Buyers also learn that paperwork has feelings, and those feelings are aggressive. Just when you think you have submitted every document known to civilization, someone asks for one more statement, one more signature, one more explanation of a bank deposit from three Tuesdays ago. The lesson here is simple: keep your records organized and do not take it personally. Mortgage underwriting is not elegant, but it is part of the process.
There is also a quiet emotional shift that happens after an offer is accepted. Excitement mixes with fear. Buyers start wondering whether they offered too much, missed something in the inspection, or underestimated the monthly cost. That little panic spike is common. The best response is not dramatic spiraling. It is reviewing the facts: your budget, inspection results, loan terms, and long-term goals. Calm beats chaos almost every time.

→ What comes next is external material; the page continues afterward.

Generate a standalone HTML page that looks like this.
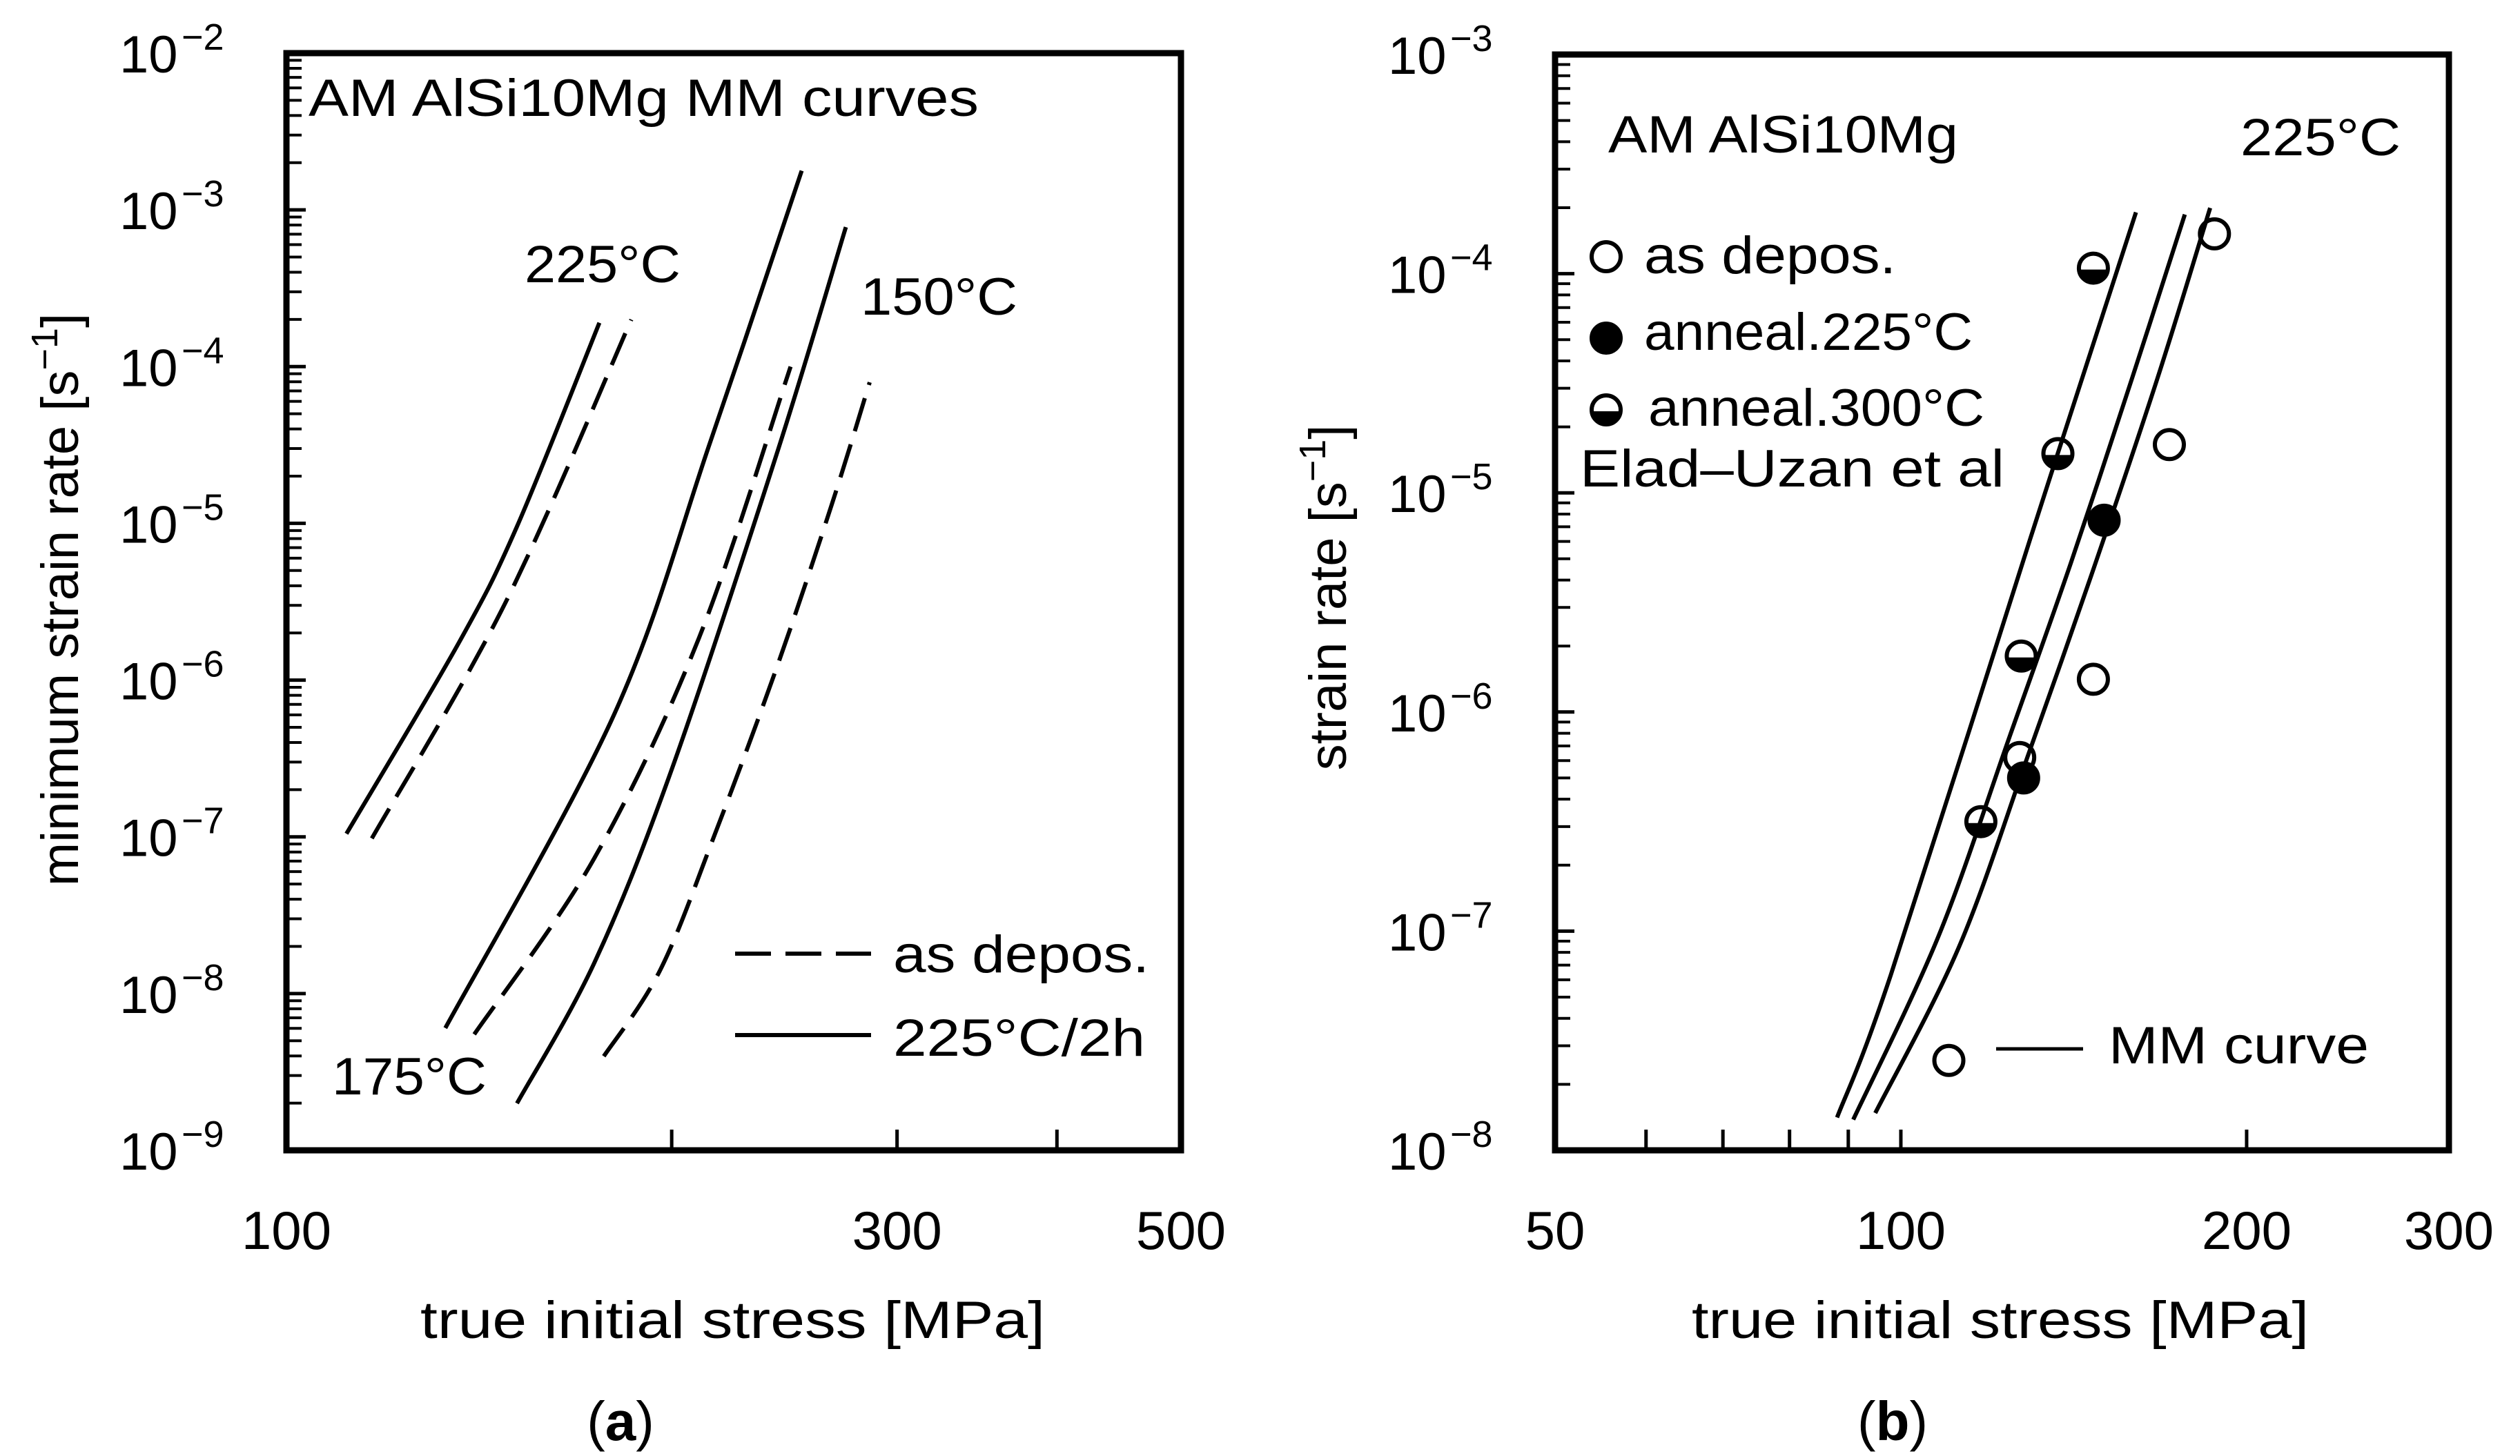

Then comes closing day, which many expect to feel cinematic. Sometimes it does. Sometimes it feels more like signing your autograph 700 times under fluorescent lights while trying not to smudge anything. But after the signatures, after the final numbers, after the waiting, you get the keys. That moment tends to land in a surprisingly powerful way. The home is no longer theoretical. It is yours.
And then, almost immediately, ownership becomes real. There may be boxes everywhere. You may discover three light switches that control absolutely nothing. You may realize the previous owner apparently believed in storing paint cans as a family tradition. Even so, there is something deeply satisfying about walking into a place that is yours to shape, repair, improve, and live in on your own terms.
For many homeowners, the best experience is not the purchase itself. It is the accumulation of ordinary moments afterward: the first quiet morning, the first dinner with friends, the first project you complete, the first time you fix something instead of calling a landlord. Buying your home is a major transaction, but living in it is where the real value shows up. That is why the smartest buyers do not chase perfection. They chase fit, stability, and a home they can realistically afford and genuinely enjoy.
Conclusion
Buying your home is one of the biggest financial moves most people will ever make, but it does not have to feel like a giant leap into the unknown. When you understand affordability, prepare for closing costs, compare loan offers carefully, and stay disciplined throughout the process, you put yourself in a stronger position to buy wisely.
The best home purchase is not necessarily the biggest house or the flashiest listing. It is the home that fits your life, respects your budget, and gives you room to grow without turning every month into a stress test. Buy with your head, not just your heart, and your future self will be very grateful.